What attracted me to read the book? Well, you only need to read through a financial blog or comments section of any article referencing Mr Greenspan to find out that people absolutely despise the man. That intrigued me. A recent FT review of a book just released by Alan contained at least 25 slanders of the man and I thought I had to get around to reading this on my bookshelf after 2 years. While I get that people are angry for his part in contributing to the GFC, it is a very lazy way to do so and I think everyone with an interest in finance and economics could benefit from reading this book.
I say this because Alan and many others (prominent economists, governments, other central bankers including Bernanke) generally underestimated the extent of the excesses in the system but at the same time had faith in the "market" to correct any bubbles. Perhaps more importantly, the Fed at the time had a mandate for price control and employment, not asset prices. People expected too much of their leaders and as the author states in his conclusion, it was impossible for him to live up to these expectations.

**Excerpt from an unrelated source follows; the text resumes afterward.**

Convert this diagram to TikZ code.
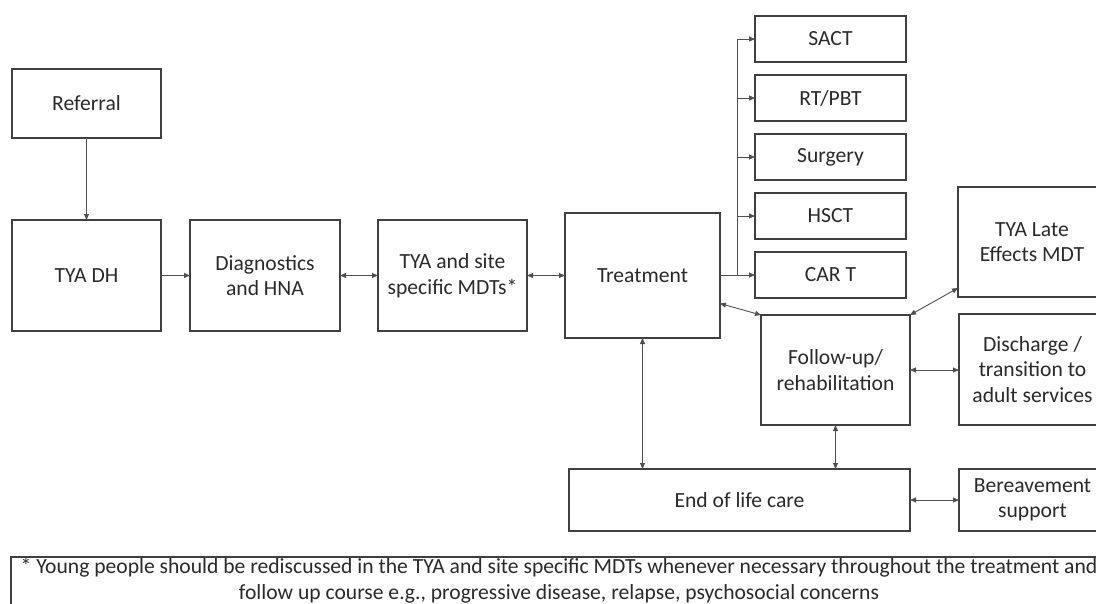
\documentclass[tikz,border=0pt]{standalone}
\usepackage{fontspec}
\setmainfont{Carlito}
\usetikzlibrary{arrows.meta}
\definecolor{boxgray}{HTML}{404040}
\definecolor{linegray}{HTML}{505050}
\definecolor{txtgray}{HTML}{2a2a2a}

\begin{document}
\begin{tikzpicture}[x=1pt, y=-1pt,
  every node/.style={font=\fontsize{21.6}{25.5}\selectfont, text=txtgray, align=center},
  box/.style={draw=boxgray, line width=1.4pt, inner sep=0pt, outer sep=0pt},
  arr/.style={draw=linegray, line width=0.9pt, -{Triangle[length=6pt,width=5pt]}},
  darr/.style={draw=linegray, line width=0.9pt, {Triangle[length=6pt,width=5pt]}-{Triangle[length=6pt,width=5pt]}}]

\useasboundingbox (0,0) rectangle (1096,603);

% Main pathway
\node[box, minimum width=149pt, minimum height=69pt] (ref) at (86.5, 103.5) {Referral};
\node[box, minimum width=149pt, minimum height=111pt] (dh) at (86.5, 275.5) {TYA DH};
\node[box, minimum width=150pt, minimum height=111pt] (diag) at (265, 275.5) {Diagnostics\\and HNA};
\node[box, minimum width=149pt, minimum height=111pt] (mdt) at (452.5, 275.5) {TYA and site\\specific MDTs*};
\node[box, minimum width=155pt, minimum height=125pt] (treat) at (642.5, 275.5) {Treatment};

% Treatment options
\node[box, minimum width=151pt, minimum height=46pt] (sact) at (830.5, 39) {SACT};
\node[box, minimum width=151pt, minimum height=46pt] (rt) at (830.5, 98) {RT/PBT};
\node[box, minimum width=151pt, minimum height=46pt] (surg) at (830.5, 157) {Surgery};
\node[box, minimum width=151pt, minimum height=46pt] (hsct) at (830.5, 216) {HSCT};
\node[box, minimum width=151pt, minimum height=46pt] (cart) at (830.5, 275) {CAR T};

% After treatment
\node[box, minimum width=148pt, minimum height=110pt] (late) at (1032, 242) {TYA Late\\Effects MDT};
\node[box, minimum width=149pt, minimum height=110pt] (fu) at (835.5, 370) {Follow-up/\\rehabilitation};
\node[box, minimum width=147pt, minimum height=111pt] (dis) at (1032.5, 369.5) {Discharge /\\transition to\\adult services};
\node[box, minimum width=341pt, minimum height=62pt] (eol) at (739.5, 500) {End of life care};
\node[box, minimum width=147pt, minimum height=62pt] (ber) at (1032.5, 500) {Bereavement\\support};

% Footnote
\node[box, minimum width=1095pt, minimum height=60pt, anchor=north] (note) at (558.5, 557)
  {};
\node (notetxt) at (559, 580.5) {* Young people should be rediscussed in the TYA and site specific MDTs whenever necessary throughout the treatment and\\follow up course e.g., progressive disease, relapse, psychosocial concerns};

% Connectors
\draw[arr] (ref) -- (dh);
\draw[arr] (dh) -- (diag);
\draw[darr] (diag) -- (mdt);
\draw[darr] (mdt) -- (treat);

\coordinate (trunk) at (737, 275.5);
\draw[draw=linegray, line width=0.9pt] (treat.east) -- (trunk) -- (trunk |- sact);
\draw[arr] (trunk |- sact) -- (sact.west);
\draw[arr] (trunk |- rt) -- (rt.west);
\draw[arr] (trunk |- surg) -- (surg.west);
\draw[arr] (trunk |- hsct) -- (hsct.west);
\draw[arr] (trunk |- cart) -- (cart.west);

\draw[darr] ([yshift=-28pt]treat.east) -- (fu.north west);
\draw[darr] (fu.north east) -- ([yshift=-46pt]late.west);
\draw[darr] (fu.east) -- (fu.east -| dis.west);
\draw[darr] (treat.south) -- (treat.south |- eol.north);
\draw[darr] (fu.south) -- (fu.south |- eol.north);
\draw[darr] (eol.east) -- (eol.east -| ber.west);

\end{tikzpicture}
\end{document}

I don't write many book reviews but I felt great after reading this book. If you have an interest in Greenspan, want to understand monetary policy better or even want a good breakdown of economic history for the past 50 odd years, then I recommend this book.
Not only does the reader get to know more about one of the most important and misunderstood men of economics of our generation, but I feel that I better understand the economy and financial history as a result.
Wish I had read this book during MBA with case discussion class by class. Progressing with the long pages (over 700) the naration comes closer to the more recent events, i.e. the infamous 2007/08 financial crisis, which subsequently marks the end of the book. After reading this book I understand more about the role and no-action attitude demonstrated by decision and policy makers led to this crisis.